Speaker
Description
Social media can play a crucial role in disseminating information about cultural heritage if a proper lexicon is available and able to identify valuable data for the management of crises that are caused by either natural or human-induced disasters. A literature review has been conducted, encompassing existing attempts to define terminology within the cultural heritage domain. A Review of the Role of Social Media in Cultural Heritage Sustainability reveals that there is ongoing interest in the investigation of the role and impact of social media platforms on cultural heritage sustainability and culture preservation. However, the lack of published studies concerning terminological resources for cultural heritage (neither generally, nor in the context of social media discussion) and the absence of a lexicon dedicated to detecting cultural heritage-related tweets on social media during crisis events pushed us to investigate such area of research. For such reason we have undertaken the task of creating our lexicon that provides essential information, comprehends the domain, and facilitates further research in the field. In particular, the lexicon has been defined according to keywords that are commonly used on social media for a specific discussion, and are represented in a list of unigram and bigram terms from natural language processing solutions: e.g., culture
or ancient site
are keywords for cultural heritage discussion, while vandal
or property damage
are keywords for vandalism discussion. Furthermore, the defined lexicon can be representative of the domain but also accurately reflect the specific vocabulary commonly utilized within social media platforms, such as Twitter.
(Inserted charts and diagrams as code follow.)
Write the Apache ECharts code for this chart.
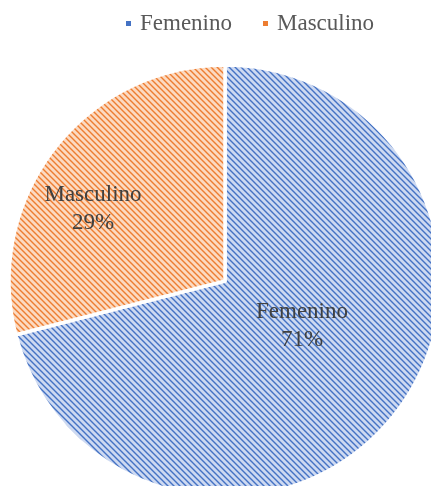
<!DOCTYPE html>
<html>
<head>
<meta charset="utf-8">
<style>
  html, body { margin: 0; padding: 0; background: #fff; }
  #chart { width: 431px; height: 486px; }
</style>
<script src="https://cdn.jsdelivr.net/npm/echarts@6/dist/echarts.min.js"></script>
</head>
<body>
<div id="chart"></div>
<script>
// 性别分布饼图
const categories = ['Femenino', 'Masculino'];
const values = [71, 29];
const percentLabels = ['71%', '29%'];

const solidColors = ['#4472c4', '#ed7d31'];
const lightColors = ['#cdd9f1', '#fcdac1'];
// 标签中心位置（像素）
const labelSpots = [[302, 326], [93, 209]];

// 斜线填充图案（左上到右下）
function hatch(bg, fg) {
    const c = document.createElement('canvas');
    c.width = 6;
    c.height = 6;
    const ctx = c.getContext('2d');
    ctx.fillStyle = bg;
    ctx.fillRect(0, 0, 6, 6);
    ctx.strokeStyle = fg;
    ctx.lineWidth = 1.4;
    ctx.beginPath();
    ctx.moveTo(-1, -1); ctx.lineTo(7, 7);
    ctx.moveTo(5, -1); ctx.lineTo(7, 1);
    ctx.moveTo(-1, 5); ctx.lineTo(1, 7);
    ctx.stroke();
    return c;
}

const pieData = categories.map((name, i) => ({
    name: name,
    value: values[i],
    itemStyle: {
        color: { image: hatch(lightColors[i], solidColors[i]), repeat: 'repeat' }
    }
}));

const chart = echarts.init(document.getElementById('chart'));
chart.setOption({
    animation: false,
    legend: {
        top: 7,
        left: 119,
        itemWidth: 7,
        itemHeight: 7,
        itemGap: 29,
        icon: 'rect',
        data: categories.map((name, i) => ({ name: name, itemStyle: { color: solidColors[i] } })),
        textStyle: {
            fontFamily: 'Liberation Serif, Times New Roman, serif',
            fontSize: 23,
            color: '#595959',
            padding: [0, 0, 0, 3]
        }
    },
    series: [{
        type: 'pie',
        center: [225, 281],
        radius: 216,
        startAngle: 90,
        clockwise: true,
        selectedMode: false,
        data: pieData,
        itemStyle: { borderColor: '#fff', borderWidth: 3.5 },
        emphasis: { disabled: true },
        label: {
            show: true,
            position: 'inside',
            formatter: (p) => p.name + '\n' + percentLabels[p.dataIndex],
            fontFamily: 'Liberation Serif, Times New Roman, serif',
            fontSize: 23,
            lineHeight: 28,
            color: '#404040',
            align: 'center'
        },
        labelLine: { show: false },
        labelLayout: (params) => ({
            x: labelSpots[params.dataIndex][0],
            y: labelSpots[params.dataIndex][1],
            align: 'center',
            verticalAlign: 'middle'
        })
    }]
});
</script>
</body>
</html>
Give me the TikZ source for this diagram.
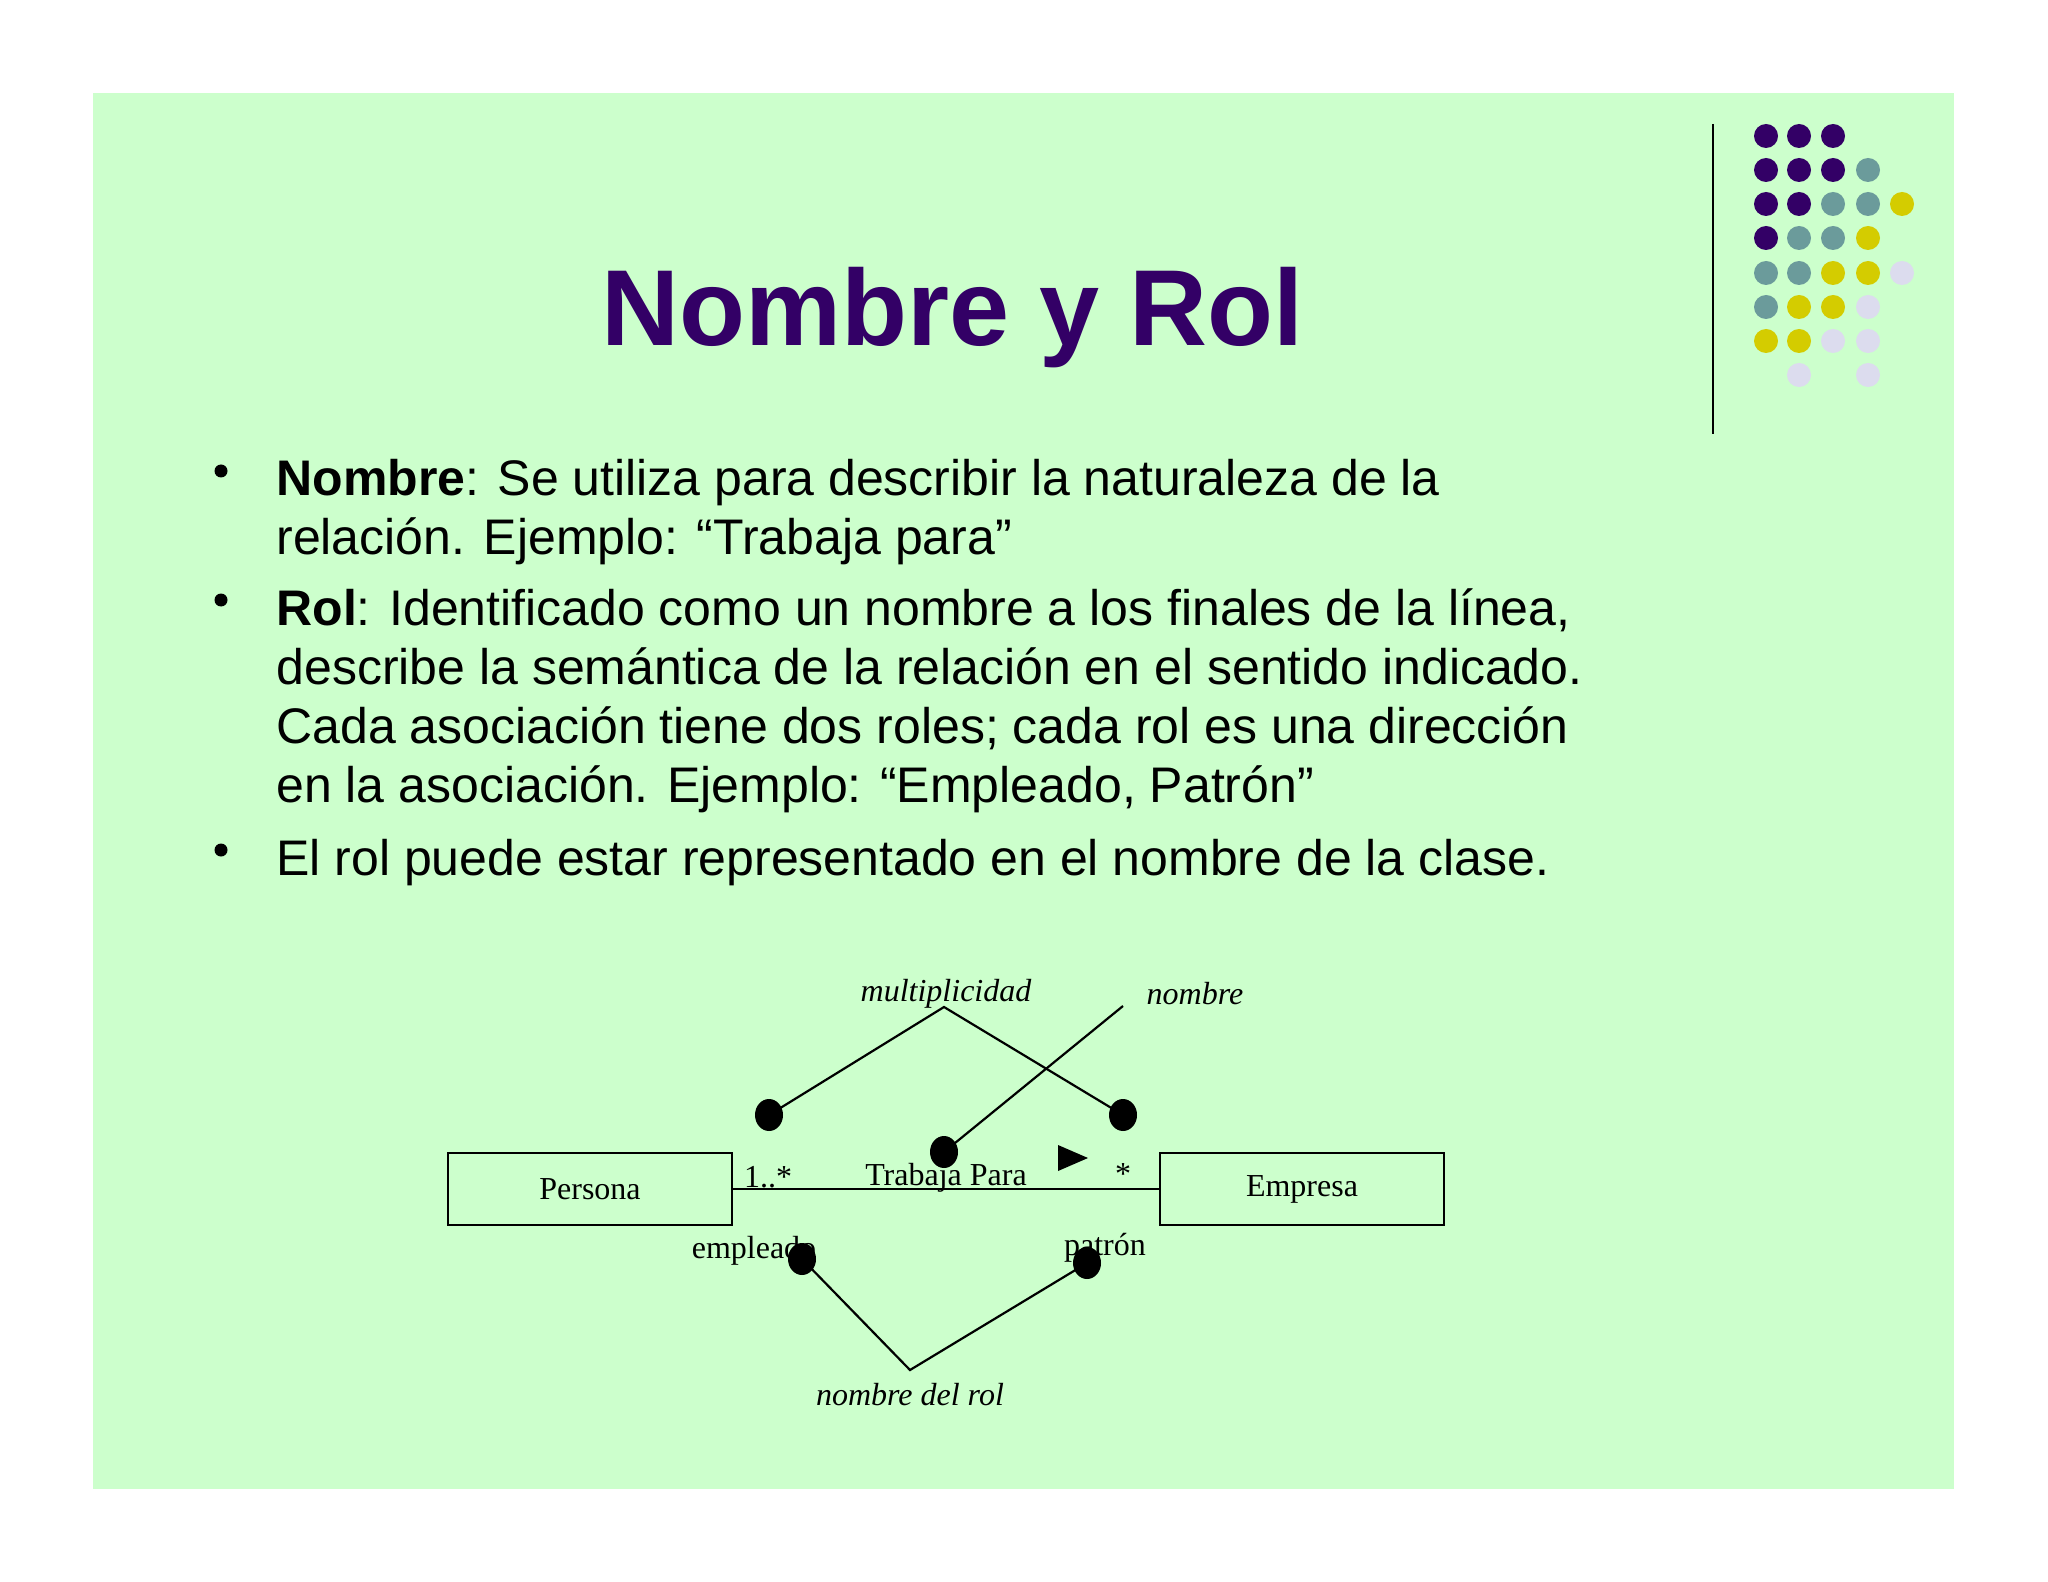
\documentclass[tikz,border=0pt]{standalone}
\usetikzlibrary{shapes.geometric}
\usepackage{fontspec}
\setmainfont{Liberation Sans}
\newfontfamily\serif{Liberation Serif}
\begin{document}
\begin{tikzpicture}[x=0.5pt,y=-0.5pt,
  bl/.style={anchor=base west,inner sep=0pt,font=\fontsize{25}{30}\selectfont},
  cls/.style={draw,line width=1.3pt,minimum width=142pt,minimum height=36pt,font=\serif\fontsize{16}{18}\selectfont},
  lab/.style={font=\serif\fontsize{16}{18}\selectfont,inner sep=0pt},
  ilab/.style={font=\serif\itshape\fontsize{16}{18}\selectfont,inner sep=0pt},
  pin/.style={fill=black,ellipse,minimum width=14pt,minimum height=16pt,inner sep=0pt},
  ln/.style={line width=1.1pt}]
\definecolor{bg}{HTML}{CCFFCC}
\definecolor{titlec}{HTML}{330066}
\definecolor{dotP}{HTML}{330066}
\definecolor{dotT}{HTML}{6B9B9B}
\definecolor{dotY}{HTML}{D4CC00}
\definecolor{dotL}{HTML}{DCDCEE}
\useasboundingbox (0,0) rectangle (2048,1582);
\fill[white] (0,0) rectangle (2048,1582);
\fill[bg] (93,93) rectangle (1954,1489);
\node[font=\bfseries\fontsize{54}{60}\selectfont,text=titlec] (title) at (953,318) {Nombre y Rol};
\draw[line width=1pt] (1713,124) -- (1713,434);
% dots
\foreach \c/\x/\y in {P/1766/136,P/1799/136,P/1833/136,
 P/1766/170,P/1799/170,P/1833/170,T/1868/170,
 P/1766/204,P/1799/204,T/1833/204,T/1868/204,Y/1902/204,
 P/1766/238,T/1799/238,T/1833/238,Y/1868/238,
 T/1766/273,T/1799/273,Y/1833/273,Y/1868/273,L/1902/273,
 T/1766/307,Y/1799/307,Y/1833/307,L/1868/307,
 Y/1766/341,Y/1799/341,L/1833/341,L/1868/341,
 L/1799/375,L/1868/375}
 \fill[dot\c] (\x,\y) circle (12);
% bullets
\foreach \y in {482,611,861} \fill (221,\y-11) circle (6.5);
\node[bl] (b1) at (276,496) {\textbf{Nombre}: Se utiliza para describir la naturaleza de la};
\node[bl] (b1b) at (276,554) {relación. Ejemplo: “Trabaja para”};
\node[bl] (b2) at (276,625) {\textbf{Rol}: Identificado como un nombre a los finales de la línea,};
\node[bl] (b2b) at (276,684) {describe la semántica de la relación en el sentido indicado.};
\node[bl] (b2c) at (276,743) {Cada asociación tiene dos roles; cada rol es una dirección};
\node[bl] (b2d) at (276,802) {en la asociación. Ejemplo: “Empleado, Patrón”};
\node[bl] (b3) at (276,875) {El rol puede estar representado en el nombre de la clase.};
% diagram
\node[cls] (per) at (590,1189) {Persona};
\node[cls] (emp) at (1302,1189) {Empresa};
\draw[ln] (per.east) -- (emp.west);
\node[lab] (m1) at (768,1177) {1..*};
\node[lab] (tp) at (946,1178) {Trabaja Para};
\node[lab] (m2) at (1123,1174) {*};
\fill (1058,1145) -- (1088,1158) -- (1058,1171) -- cycle;
\node[ilab] (mul) at (946,994) {multiplicidad};
\node[ilab] (nom) at (1195,994) {nombre};
\node[lab] (em) at (754,1251) {empleado};
\node[lab] (pa) at (1105,1248) {patrón};
\node[ilab] (ndr) at (910,1395) {nombre del rol};
\coordinate (ma) at (944,1007);
\coordinate (na) at (1123,1006);
\coordinate (ra) at (910,1370);
\node[pin] (d1) at (769,1115) {};
\node[pin] (d2) at (1123,1115) {};
\node[pin] (d3) at (944,1152) {};
\node[pin] (d4) at (802,1259) {};
\node[pin] (d5) at (1087,1263) {};
\draw[ln] (d1.center) -- (ma) -- (d2.center);
\draw[ln] (na) -- (d3.center);
\draw[ln] (d4.center) -- (ra) -- (d5.center);
\end{tikzpicture}
\end{document}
Developing a representative lexicon is an essential preliminary step in this study because we have to devise a method for identifying Twitter messages that are related to the field of cultural heritage management in crises. The raw datasets have been collected from January 1 to April 27, 2023, with the Twitter API, in the context of the 4CH project (European Competence Centre for the Conservation of Cultural Heritage) that aims at setting up the methodological, procedural, and organizational framework of a Competence Centre able to seamlessly work with a network of national, regional, and local Cultural Institutions. The collected data, despite being downloaded based on keywords, contain numerous irrelevant tweets and are not suitable for investigation within the context of cultural heritage management in crises. Additionally, the lexicon can enhance the utility of machine learning classification algorithms by serving as a reference point for manual labeling and semi-supervised classification techniques. Consequently, they can be applied to other similar datasets of tweets.
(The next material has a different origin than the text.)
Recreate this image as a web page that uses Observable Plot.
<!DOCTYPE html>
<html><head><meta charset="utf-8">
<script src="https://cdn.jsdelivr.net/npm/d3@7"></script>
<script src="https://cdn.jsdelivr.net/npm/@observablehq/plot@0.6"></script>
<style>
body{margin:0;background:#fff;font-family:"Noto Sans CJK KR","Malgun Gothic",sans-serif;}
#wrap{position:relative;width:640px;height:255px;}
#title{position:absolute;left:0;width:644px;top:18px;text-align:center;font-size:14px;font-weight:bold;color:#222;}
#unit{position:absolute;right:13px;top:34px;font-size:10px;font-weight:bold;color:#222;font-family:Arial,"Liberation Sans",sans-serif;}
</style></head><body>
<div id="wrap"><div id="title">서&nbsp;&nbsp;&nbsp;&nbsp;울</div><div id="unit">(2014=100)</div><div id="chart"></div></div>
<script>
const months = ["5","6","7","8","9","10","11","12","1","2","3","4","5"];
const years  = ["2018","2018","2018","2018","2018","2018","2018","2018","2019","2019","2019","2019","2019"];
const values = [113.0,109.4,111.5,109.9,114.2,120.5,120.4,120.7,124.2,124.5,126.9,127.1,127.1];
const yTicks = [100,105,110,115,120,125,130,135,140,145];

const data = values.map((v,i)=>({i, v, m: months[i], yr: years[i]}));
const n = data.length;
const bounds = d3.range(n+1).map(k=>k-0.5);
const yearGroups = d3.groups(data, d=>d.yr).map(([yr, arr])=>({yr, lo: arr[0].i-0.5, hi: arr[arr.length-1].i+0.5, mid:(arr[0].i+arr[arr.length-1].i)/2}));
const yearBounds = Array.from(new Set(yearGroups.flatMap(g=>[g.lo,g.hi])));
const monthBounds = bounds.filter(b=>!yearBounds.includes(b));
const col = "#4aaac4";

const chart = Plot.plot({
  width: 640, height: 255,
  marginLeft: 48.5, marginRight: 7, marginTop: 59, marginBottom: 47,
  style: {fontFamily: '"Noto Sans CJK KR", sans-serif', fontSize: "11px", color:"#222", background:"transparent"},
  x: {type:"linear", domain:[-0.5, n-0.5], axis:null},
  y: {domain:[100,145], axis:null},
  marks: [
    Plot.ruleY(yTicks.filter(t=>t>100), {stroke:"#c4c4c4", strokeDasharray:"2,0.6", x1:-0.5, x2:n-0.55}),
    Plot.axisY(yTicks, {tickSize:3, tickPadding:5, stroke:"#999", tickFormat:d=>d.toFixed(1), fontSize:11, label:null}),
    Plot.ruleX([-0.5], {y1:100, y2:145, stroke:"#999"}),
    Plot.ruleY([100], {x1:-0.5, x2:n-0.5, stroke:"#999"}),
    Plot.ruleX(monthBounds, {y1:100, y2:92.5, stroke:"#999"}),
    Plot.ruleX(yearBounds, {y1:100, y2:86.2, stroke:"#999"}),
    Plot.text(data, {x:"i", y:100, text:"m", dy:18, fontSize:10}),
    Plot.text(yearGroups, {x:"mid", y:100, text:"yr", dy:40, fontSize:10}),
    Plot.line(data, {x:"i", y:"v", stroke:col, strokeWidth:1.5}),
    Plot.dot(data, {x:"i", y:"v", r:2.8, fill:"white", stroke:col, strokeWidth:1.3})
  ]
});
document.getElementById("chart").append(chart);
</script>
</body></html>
Our dataset is extensive and originates from diverse periods, events, and geographical locations. These distinct locations encompass various nations and institutions, each with its distinct interpretations and definitions of culture and its elements. Questions regarding the nature of culture and what constitutes heritage lack general clear answers on an international scope. In addition, we take into account that the texts collected are in English. This implies that users either come from English-speaking countries or, if they come from other regions, communicate in English due to their connection with an international community or a desire to address global issues using an international language. Given this complexity, we have chosen to create a lexicon that provides the most general framework as possible, relying on the documents of The United Nations Educational, Scientific and Cultural Organization (UNESCO) whose vocabulary is assumed to be close to the one we intend to create for cultural heritage.